Specifically, it establishes the Jersey Resolution Authority (the Authority) which will be granted administrative powers to stabilise and/or resolve distressed banks.

It also establishes a new fund (the Resolution Fund), which is capped at £100 million, to provide short term funding and the provision of guarantees or capital to enhance the effectiveness of the various resolution tools that may be deployed by the Authority. The Authority has the power to recover from a bank any funds paid out in respect of that bank, to raise contributions from Jersey banks where funds are insufficient and to borrow from any source, including Jersey's strategic reserve fund. 

Where temporary funding from the Resolution Fund is used to accomplish the stabilisation of a bank, such funds will be recovered from shareholders and unsecured creditors (subject to the principle that no creditor should be worse off in stabilisation than in a winding up) or if necessary by way of contribution from the financial system more widely.

The Resolution Fund is in addition to the administrative financial resources required by the authority and which will be paid for by an administration levy payable by the Jersey banks and from other sources.

Who will be subject to the Law?

The Law will apply to any person registered to carry on deposit taking business under the Banking Business (Jersey) Law 1991 and any Jersey incorporated company which is a parent or subsidiary of a person so registered.

It therefore applies to Jersey subsidiaries or branches of foreign banking groups established in Jersey. The Law permits the Authority to recognise foreign resolution actions or, where the foreign resolution actions might endanger financial stability in Jersey or where Jersey depositors would not receive equal treatment with the depositors in the bank's home or other jurisdictions, to undertake its own action in respect of such branches or subsidiaries of foreign banking groups.

What powers will the Authority have?

The Authority will have a number of resolution tools available to it in the event that a bank is failing or is likely to fail.
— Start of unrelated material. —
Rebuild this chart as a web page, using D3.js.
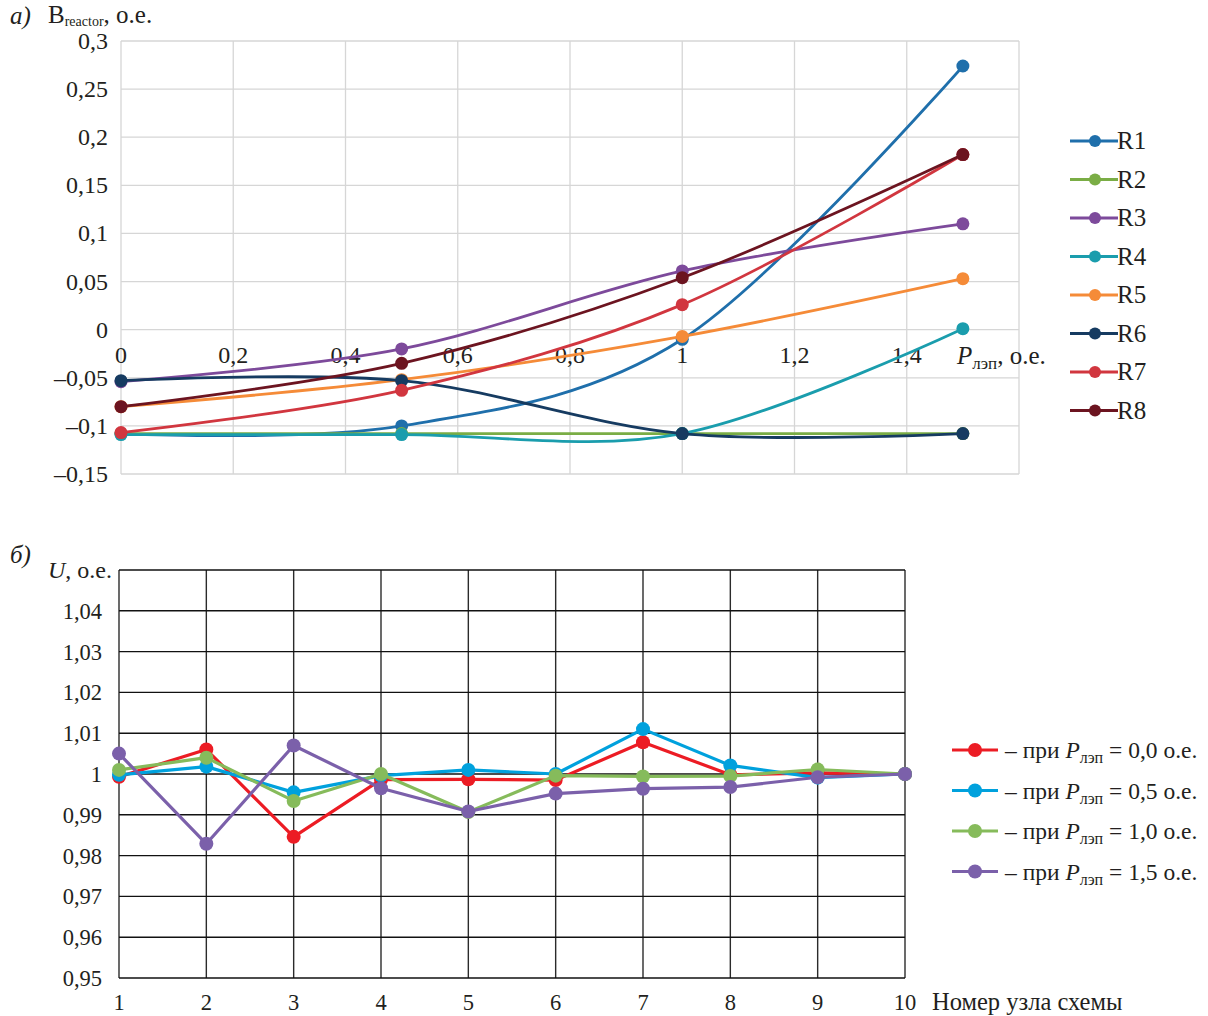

Therefore, in addition to the Law applying as a consequence of a bank being insolvent (for instance, where the bank's assets are valued at less that its liabilities, or the bank is unable to pay its debts as they fall due), the Law could also apply where the bank is not technically insolvent; for instance where the bank has failed to satisfy the Jersey Financial Services Commission (the Commission) that it is a fit and proper person to carry on deposit taking business or where the bank requires extraordinary public financial support.

The tools comprise:

  • the power to sell all or part of the bank's business to another bank;
     
  • the power to sell all or part of the bank's business to a bank established by the authority (referred to in the Law as a "bridge bank");
     
  • the power to separate performing from underperforming assets by way of transfer to a bridge bank or asset management vehicle (for instance, to establish "good" and "bad" banks); and
     
  • the bail in of shareholders and creditors (including writing down or converting debt into equity).

In each case the deployment of a tools is subject to resolution safeguards.

Given that one of the purposes of the regime is to minimise the risk of Jersey taxpayers carrying the costs of resolving a failing bank, the Authority is most likely to deploy the bail in tool. In doing so, the shareholders and creditors would incur appropriate losses and assume an appropriate part of the costs arising from the failure of the bank (subject to the principle that no creditor should be worse off in stabilisation than in a winding up).

Importantly, however, from the perspective of customers of the failed bank, the bail in tool cannot be applied to retail customers enjoying the protection of the JDCS Law and claims that are secured, collateralised, insolvency remote or are otherwise guaranteed.

The Law also establishes a new procedure for the winding up of a bank in the place of Jersey's normal insolvency procedures.  The new procedures are modelled on the combination of the "just and equitable" winding up procedure set out in the Companies (Jersey) Law 1991 and the powers given to a liquidator under a creditors winding up under that law.

What is the impact to Jersey banks?

The Law requires banks to contractually recognise the bail in provisions to the extent that, amongst other things, the liability that may be subject to the bail in is not governed by Jersey law. Failure to do so will be a criminal offence (subject to a fine of up to £10,000) and will not, in any event, prevent the bail in tool from being deployed.

Therefore, to the extent not already done when complying with the EU's or the UK's resolution regimes, banks will need to amend their non-Jersey law terms and conditions and other documentation under which a liability may arise to contractually recognise the bail in provisions.

There are a number of recommended forms of bail in provisions which have been drafted to comply with a range of non-EEA governing laws (for instance the LMA bail in clause) so it is likely that such clauses can be inserted into the relevant documents without much amendment. Ogier's regulatory team will be able to assist with this process.

Jersey banks could be required to draw up for the approval of the Commission a recovery plan setting out measures that would be taken to restore the financial position of the bank in the event of a significant deterioration.

The content of this article is intended to provide a general guide to the subject matter. Specialist advice should be sought about your specific circumstances.